January 6, 2008

Functional over flash?

NEW ORLEANS- If Ohio State quarterback Todd Boeckman didn't stand 6-foot-5 he likely wouldn't stand out in a crowd. Now the St. Henry (Ohio) product is on the eve of being a starting quarterback in the BCS Championship game on Monday night.

Boeckman has seen firsthand what happens in a national championship game when things go wrong, very wrong. It is never easy being the guy who is replacing the guy but Todd had to get through that quickly when he was announced as the starter during fall practice.

"(Troy Smith) did so many great things at Ohio State, won the Heisman, set a lot of records, his winning percentage is unbelievable and I knew it was tough coming in and I had to do the little things right to step up and stay focused at all times," Boeckman said. "I knew I couldn't make too many mistakes because he did so many things with his legs that I wasn't capable of doing.

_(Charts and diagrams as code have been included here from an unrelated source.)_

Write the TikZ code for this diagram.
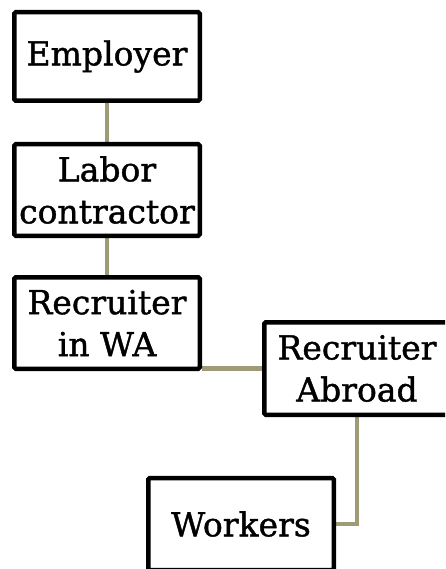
\documentclass[tikz,border=0pt]{standalone}
\usepackage{fontspec}
\setmainfont[FakeBold=1.2]{DejaVu Serif}
\usetikzlibrary{backgrounds}
\definecolor{conn}{RGB}{158,155,118}
\begin{document}
\begin{tikzpicture}[x=1pt,y=-1pt,
  box/.style={draw=black,line width=4.5pt,fill=white,rounded corners=1.5pt,
    minimum width=185.5pt,inner sep=0pt,align=center,
    font=\fontsize{33}{42}\selectfont},
  link/.style={draw=conn,line width=4.5pt}]
\useasboundingbox (0,0) rectangle (445,569);
\clip (0,0) rectangle (445,569);
\node[box,minimum height=88.5pt] (emp) at (107,56.5) {Employer};
\node[box,minimum height=91.5pt] (lab) at (107,190) {Labor\\contractor};
\node[box,minimum height=91.5pt] (wa) at (107,323) {Recruiter\\in WA};
\node[box,minimum height=92.5pt] (abr) at (357,368.5) {Recruiter\\Abroad};
\node[box,minimum height=92pt] (wrk) at (241,524) {Workers};
\begin{scope}[on background layer]
\draw[link] (emp.south) -- (lab.north);
\draw[link] (lab.south) -- (wa.north);
\draw[link] (abr.west) -- (abr.west -| wa.east);
\draw[link] (abr.south) |- (wrk.east);
\end{scope}
\end{tikzpicture}
\end{document}
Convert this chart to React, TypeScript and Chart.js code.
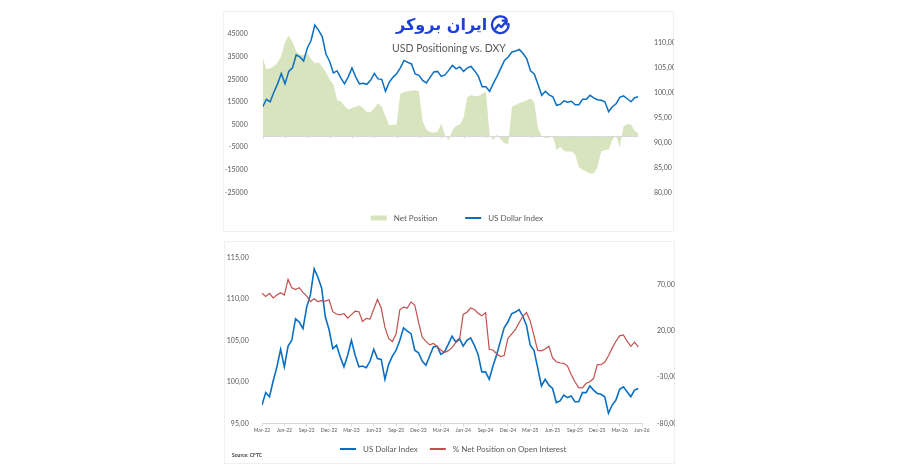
import { useEffect, useRef } from 'react';
import { Chart, registerables } from 'chart.js';

Chart.register(...registerables);

// ---------- data ----------
// one point every half month, starting Mar-22
const quarterLabels = [
  'Mar-22', 'Jun-22', 'Sep-22', 'Dec-22', 'Mar-23', 'Jun-23', 'Sep-23', 'Dec-23',
  'Mar-24', 'Jun-24', 'Sep-24', 'Dec-24', 'Mar-25', 'Jun-25', 'Sep-25', 'Dec-25',
  'Mar-26', 'Jun-26',
];

const usDollarIndex = [
  97.2, 98.7, 98.2, 100.1, 101.8, 103.9, 101.8, 104.3, 105.0, 107.6,
  107.2, 106.4, 109.0, 110.5, 113.6, 112.6, 111.3, 107.8, 106.3, 104.0,
  104.4, 103.0, 101.8, 103.2, 105.0, 103.2, 101.8, 101.9, 101.7, 102.5,
  103.9, 102.8, 102.7, 100.3, 102.1, 103.1, 103.8, 105.0, 106.5, 106.1,
  105.8, 103.8, 103.5, 102.5, 102.0, 103.1, 104.2, 104.3, 103.3, 103.6,
  104.5, 105.5, 104.8, 105.2, 104.3, 105.0, 105.3, 104.4, 103.3, 101.2,
  101.2, 100.3, 101.9, 103.3, 104.9, 106.5, 107.2, 108.2, 108.4, 108.7,
  107.9, 106.8, 104.4, 103.8, 101.7, 99.5, 100.3, 99.6, 99.2, 97.5,
  97.7, 98.4, 98.1, 98.3, 97.6, 97.6, 98.7, 98.7, 99.5, 99.0,
  98.6, 98.5, 98.2, 96.2, 97.2, 97.8, 99.1, 99.4, 98.8, 98.2,
  99.0, 99.2,
];

const netPosition = [
  34500, 29500, 29900, 30800, 32400, 35500, 41500, 44300, 41500, 37500,
  35900, 35800, 36500, 34000, 32000, 32600, 30600, 28200, 24900, 22800,
  15800, 15300, 13200, 11700, 12300, 13000, 13400, 12300, 10500, 10500,
  12400, 14300, 12900, 8700, 4700, 4900, 5000, 18800, 19400, 19800,
  20000, 20200, 19800, 6500, 2700, 1700, 1400, 1700, 5500, 300,
  -1900, 2500, 4500, 5000, 8000, 17200, 18000, 17600, 17500, 18700,
  19500, 500, -1900, 600, -1500, -3200, -3600, 12900, 13700, 14600,
  15100, 15800, 16500, 15000, 3500, -300, -900, -800, 200, -6200,
  -4900, -6600, -7000, -6800, -8200, -13800, -15000, -15800, -16600, -16500,
  -14000, -6800, -6200, -6000, -1700, 300, -5000, 4200, 5300, 5000,
  2300, 1100,
];

const netPctOpenInterest = [
  61, 57.5, 61, 56, 59, 61.5, 59, 76, 67, 65,
  67, 62, 58, 52, 55, 52, 53, 52.5, 54, 41,
  38.5, 37.5, 39, 34, 37.8, 41.5, 41, 30.5, 33.8, 33,
  44, 54.3, 45, 24, 12, 8.7, 17, 43, 46, 45,
  51.5, 48.3, 30, 13.5, 8.8, 5, 6.5, 3.2, -0.5, -3.2,
  -1.2, 2, 7.5, 10.3, 38, 40.5, 45, 43.5, 39.3, 36.5,
  40, 0, -0.5, -4.5, -7.6, -6.5, 12, 16.8, 21.5, 29,
  36, 40, 31, 15, -1, -1.4, 0.6, 3.6, -9, -13.2,
  -14.6, -15, -18, -27, -35, -41.3, -41.5, -36.6, -34.9, -31.5,
  -16.4, -16.5, -13.5, -6.7, 1.5, 9, 14.8, 15.8, 9, 3.5,
  8, 3,
];

const netTicks = [-25000, -15000, -5000, 5000, 15000, 25000, 35000, 45000];
const dxyTicksTop = [80, 85, 90, 95, 100, 105, 110];
const dxyTicksBottom = [95, 100, 105, 110, 115];
const pctTicks = [-80, -30, 20, 70];

const MONTHS_PER_POINT = 0.5;
const MONTHS_PER_QUARTER = 3;

// ---------- style ----------
const FONT = "Lato, 'Open Sans', sans-serif";
const TEXT = '#595959';
const BLUE = '#0b6fc1';
const RED = '#c0504d';
const GREEN = '#d7e4bd';
const AXIS = '#d9d9d9';

const toXY = (arr: number[]) => arr.map((v, i) => ({ x: i * MONTHS_PER_POINT, y: v }));
const comma = (v: number) => v.toFixed(2).replace('.', ',');

const setTicks = (values: number[]) => (scale: any) => {
  scale.ticks = values.map((v) => ({ value: v }));
};

const legendPlugin = (startX: number, y: number, itemGap: number) => ({
  id: 'customLegend',
  afterDraw(chart: any) {
    const ctx = chart.ctx as CanvasRenderingContext2D;
    ctx.save();
    ctx.font = `8px ${FONT}`;
    ctx.textBaseline = 'middle';
    let x = startX;
    chart.data.datasets.forEach((ds: any) => {
      if (ds.fill) {
        ctx.fillStyle = ds.backgroundColor;
        ctx.fillRect(x, y - 2.5, 16, 5);
      } else {
        ctx.strokeStyle = ds.borderColor;
        ctx.lineWidth = 2;
        ctx.beginPath();
        ctx.moveTo(x, y);
        ctx.lineTo(x + 16, y);
        ctx.stroke();
      }
      x += 16 + 7;
      ctx.fillStyle = TEXT;
      ctx.fillText(ds.label, x, y);
      x += ctx.measureText(ds.label).width + itemGap;
    });
    ctx.restore();
  },
});

const zeroAxisPlugin = {
  id: 'zeroAxis',
  afterDatasetsDraw(chart: any) {
    const { ctx, chartArea, scales } = chart;
    const y0 = Math.round(scales.y.getPixelForValue(0)) + 0.5;
    ctx.save();
    ctx.strokeStyle = AXIS;
    ctx.lineWidth = 1;
    ctx.beginPath();
    ctx.moveTo(chartArea.left, y0);
    ctx.lineTo(chartArea.right, y0);
    scales.x.ticks.forEach((t: any) => {
      const x = Math.round(scales.x.getPixelForValue(t.value)) + 0.5;
      ctx.moveTo(x, y0);
      ctx.lineTo(x, y0 + 2);
    });
    ctx.stroke();
    ctx.restore();
  },
};

function topConfig(): any {
  const topQuarters = quarterLabels.slice(0, 17);
  return {
    type: 'line',
    data: {
      datasets: [
        {
          label: 'Net Position',
          data: toXY(netPosition),
          yAxisID: 'y',
          fill: 'origin',
          backgroundColor: GREEN,
          borderColor: GREEN,
          borderWidth: 0,
          pointRadius: 0,
          tension: 0,
          order: 1,
        },
        {
          label: 'US Dollar Index',
          data: toXY(usDollarIndex),
          yAxisID: 'y1',
          fill: false,
          borderColor: BLUE,
          backgroundColor: BLUE,
          borderWidth: 1.5,
          pointRadius: 0,
          tension: 0,
          order: 0,
        },
      ],
    },
    options: {
      responsive: false,
      animation: false,
      devicePixelRatio: 1,
      events: [],
      layout: { padding: { left: 0, right: 0, top: 12.9, bottom: 27.6 } },
      plugins: { legend: { display: false }, tooltip: { enabled: false }, title: { display: false } },
      scales: {
        x: {
          type: 'linear',
          min: 0,
          max: (usDollarIndex.length - 1) * MONTHS_PER_POINT,
          afterBuildTicks: setTicks(topQuarters.map((_, k) => k * MONTHS_PER_QUARTER)),
          afterFit: (s: any) => { s.height = 12; },
          grid: { display: false },
          border: { display: false },
          ticks: {
            autoSkip: false,
            maxRotation: 0,
            padding: 4.9,
            color: TEXT,
            font: { family: FONT, size: 5 },
            callback: (_v: number, i: number) => topQuarters[i],
          },
        },
        y: {
          position: 'left',
          min: -25000,
          max: 50000,
          afterBuildTicks: setTicks(netTicks),
          afterFit: (s: any) => { s.width = 38.7; },
          grid: { display: false },
          border: { display: false },
          ticks: { padding: 7, color: TEXT, font: { family: FONT, size: 7 }, callback: (v: number) => String(v) },
        },
        y1: {
          position: 'right',
          min: 80,
          max: 114.04,
          afterBuildTicks: setTicks(dxyTicksTop),
          afterFit: (s: any) => { s.width = 35.6; },
          grid: { display: false },
          border: { display: false },
          ticks: { padding: 7.6, color: TEXT, font: { family: FONT, size: 7 }, callback: (v: number) => comma(v) },
        },
      },
    },
    plugins: [zeroAxisPlugin, legendPlugin(146.7, 208, 28)],
  };
}

function bottomConfig(): any {
  return {
    type: 'line',
    data: {
      datasets: [
        {
          label: 'US Dollar Index',
          data: toXY(usDollarIndex),
          yAxisID: 'y',
          fill: false,
          borderColor: BLUE,
          backgroundColor: BLUE,
          borderWidth: 1.6,
          pointRadius: 0,
          tension: 0,
          order: 1,
        },
        {
          label: '% Net Position on Open Interest',
          data: toXY(netPctOpenInterest),
          yAxisID: 'y1',
          fill: false,
          borderColor: RED,
          backgroundColor: RED,
          borderWidth: 1.2,
          pointRadius: 0,
          tension: 0,
          order: 0,
        },
      ],
    },
    options: {
      responsive: false,
      animation: false,
      devicePixelRatio: 1,
      events: [],
      layout: { padding: { left: 0, right: 0, top: 16.3, bottom: 28.7 } },
      plugins: { legend: { display: false }, tooltip: { enabled: false }, title: { display: false } },
      scales: {
        x: {
          type: 'linear',
          min: 0,
          max: (quarterLabels.length - 1) * MONTHS_PER_QUARTER,
          afterBuildTicks: setTicks(quarterLabels.map((_, k) => k * MONTHS_PER_QUARTER)),
          afterFit: (s: any) => { s.height = 12; },
          grid: { display: true, drawOnChartArea: false, drawTicks: true, tickLength: 3, color: AXIS },
          border: { display: true, color: AXIS },
          ticks: {
            autoSkip: false,
            maxRotation: 0,
            padding: 1.2,
            color: TEXT,
            font: { family: FONT, size: 5 },
            callback: (_v: number, i: number) => quarterLabels[i],
          },
        },
        y: {
          position: 'left',
          min: 95,
          max: 115,
          afterBuildTicks: setTicks(dxyTicksBottom),
          afterFit: (s: any) => { s.width = 38; },
          grid: { display: false },
          border: { display: false },
          ticks: { padding: 5.3, color: TEXT, font: { family: FONT, size: 7 }, callback: (v: number) => comma(v) },
        },
        y1: {
          position: 'right',
          min: -80,
          max: 100,
          afterBuildTicks: setTicks(pctTicks),
          afterFit: (s: any) => { s.width = 33; },
          grid: { display: false },
          border: { display: false },
          ticks: { padding: 7, color: TEXT, font: { family: FONT, size: 7 }, callback: (v: number) => comma(v) + '%' },
        },
      },
    },
    plugins: [legendPlugin(116, 208, 12)],
  };
}

function LogoIcon() {
  return (
    <svg width="21" height="21" viewBox="0 0 21 21" style={{ display: 'block' }}>
      <path d="M16.5 4.2 A8.3 8.3 0 1 0 18.6 9.2" fill="none" stroke="#1f3fd6" strokeWidth="2.3" strokeLinecap="round" />
      <polyline points="5.5,13.5 8.6,9.6 11.3,12.3 16.2,6.2" fill="none" stroke="#1f3fd6" strokeWidth="2.3" strokeLinecap="round" strokeLinejoin="round" />
      <polyline points="12.6,5.6 16.6,5.6 16.6,9.4" fill="none" stroke="#1f3fd6" strokeWidth="2.3" strokeLinecap="round" strokeLinejoin="round" />
    </svg>
  );
}

export default function App() {
  const topRef = useRef<HTMLCanvasElement>(null);
  const botRef = useRef<HTMLCanvasElement>(null);

  useEffect(() => {
    const c1 = new Chart(topRef.current as HTMLCanvasElement, topConfig());
    const c2 = new Chart(botRef.current as HTMLCanvasElement, bottomConfig());
    return () => {
      c1.destroy();
      c2.destroy();
    };
  }, []);

  return (
    <div style={{ position: 'fixed', left: 0, top: 0, width: 900, height: 471, background: '#ffffff', overflow: 'hidden', fontFamily: FONT }}>
      <div style={{ position: 'absolute', left: 223, top: 11, width: 451, height: 221, border: '1px solid #f0f0f0', boxSizing: 'border-box' }} />
      <div style={{ position: 'absolute', left: 224, top: 241, width: 451, height: 223, border: '1px solid #f0f0f0', boxSizing: 'border-box' }} />
      <canvas ref={topRef} width={450} height={222} style={{ position: 'absolute', left: 224, top: 10, width: 450, height: 222 }} />
      <canvas ref={botRef} width={451} height={223} style={{ position: 'absolute', left: 224, top: 241, width: 451, height: 223 }} />
      <div style={{ position: 'absolute', left: 396, top: 14, height: 22, display: 'flex', alignItems: 'center', gap: 3 }}>
        <span dir="rtl" style={{ fontFamily: "'DejaVu Sans', sans-serif", fontWeight: 'bold', fontSize: 16, color: '#1f3fd6', lineHeight: '22px' }}>ایران بروکر</span>
        <LogoIcon />
      </div>
      <div style={{ position: 'absolute', left: 349, top: 41, width: 200, textAlign: 'center', fontSize: 10.5, color: TEXT, lineHeight: '14px' }}>
        USD Positioning vs. DXY
      </div>
      <div style={{ position: 'absolute', left: 232, top: 452, fontSize: 5, fontWeight: 'bold', color: '#404040', lineHeight: '6px' }}>
        Source: CFTC
      </div>
    </div>
  );
}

I had to come in there and do my job and I think the guys around me helped me out also."

But Todd is not Troy and nobody would ever get the two confused. Both Ohio State quarterbacks had similar statistics midway through the season but each of them went in different directions to get to that point. Head coach Jim Tressel is not asking for Todd to be the next Troy but rather just be Todd and play a sound and smart game.

"What I've appreciated about Todd is that Todd held true to who he is," Tressel said. "He knows that he's not Troy Smith. I think he feels down deeply he can do some things that maybe Troy couldn't. But he knows for sure that he can't do some things that Troy did."

When the offense is clicking it almost seems as if Boeckman just blends in with the landscape but when things are going poorly with the offense the bulls-eye between the 1 and the 7 on his chest. Offensive coordinator Jim Bollman is quick to point out that Todd has a role to play as the triggerman.

"You can always say that there's a lot of people around him," Bollman said. "A quarterback maybe doesn't have to make a play, but I don't know you can really do that either because sooner or later in a football game a quarterback has got to make a play. He's got to make a great throw or make a great decision which is the No. 1 thing."

The decision making has not been perfect for Todd this year and the staff would love get a couple mulligans for Boeckman.

"I'm sure throughout the season he's had a throw here or there that we'd like for him to take back and that he would like to take back," Bollman said. "But he's done a really good job, continually improving and done a good job in bowl preparation."

Does Todd have to play a perfect game on offense for the Buckeyes to have a chance to win?

"I don't know if it is all on me because I know we have a great defense behind us," Boeckman said. "Our offensive line is doing a great job this year and obviously Beanie (Wells) has been carrying the load for quite a while. Our receivers are stepping up so it I just go out there and do my job and don't make any mistakes I think we will be alright."

Things have come a long way in the 360-some odd days since one of the darkest days in Ohio State football recent history.

"It started on January 9th of last year," fullback Dionte Johnson said. "Him and (Brian Robiskie) got together and once we found out who was leaving and who wasn't; that it was their team and it was their time to get the receivers together and get the quarterback position together and just be focused from there. It's been a long process and he's come a long way but it shows. It shows the work ethic back then."

"After last year and that tough loss we don't want to have that feeling again and we are going in there preparing hard and doing the right things on and off the field," Boeckman said. "(Because of last year) I think we're working that much harder."